Ludwig Mies Van Der Rohe
(1886 - 1969)

Born in Abi–La-Chapelle in 1886, he transferred after his studies in Berlin and become the pupil of Behrens, later opening his Architectural studio. At the start he was inspired by Schinkel, who reconciled the Neo-classical style with the modern technology of the time. After the First World War he turned to an independent conception thanks to his partecipation in the “November Group”, an avant-garde group of artists committed to cultural renewal. In 1930 he actively look apart in the “Bauhaus”, but, unlike Gropius , he was not attracted by social and urban planning themes, but by a purely idealistic rationalism in which the work of the art is an absolute without the relationship to the surrounding reality. Mies Van Der Rohe felt himself to be an architect in the traditional sense of the term.
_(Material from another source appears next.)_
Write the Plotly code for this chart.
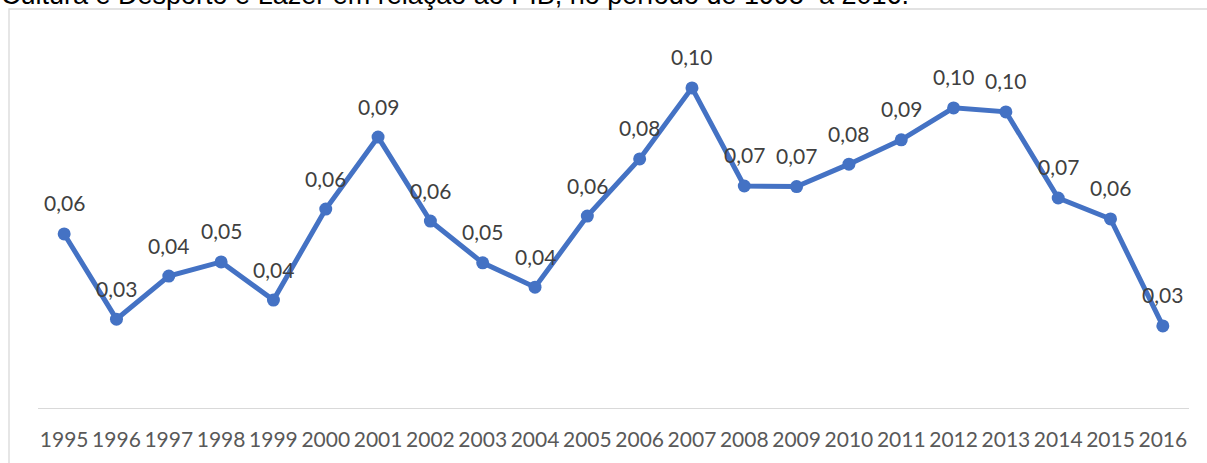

An artist who stood up to science and technique, forcing them to produce beauty, refusing to become a simple industrial-technician or urban-sociologist. All his researches revolved around the theme of skyscrapers and bold buildings in glass and steel. These were mass produced repetitors of standardised elements in which rationalist belief was brought to the maximum result and become a categorical imperative, a moral duty first, even before a way of thinking. Though his most ambititious ideas were never built, they brought him much fame and in Germany he was commissioned to do many important designs such as building the Weissenhof suburb in Stuttgart in 1927 and the pavillion for the Universal Exhibition in Barcellona in 1929, defined as an architectural masterpiece and one of the most importnant creations of XX century. He emigrated to the United States in 1938 and settled in Chicago where he devoted himself to teaching and the creation of important architecture such as the buildings of “Illinois Institute of Technology”, the Seagram Building in New York, buildings for the Museums in Houston, Texas, and residential skyscrapers in New York. He died in Chicago in 1969, after having received full recognition at world level for his work.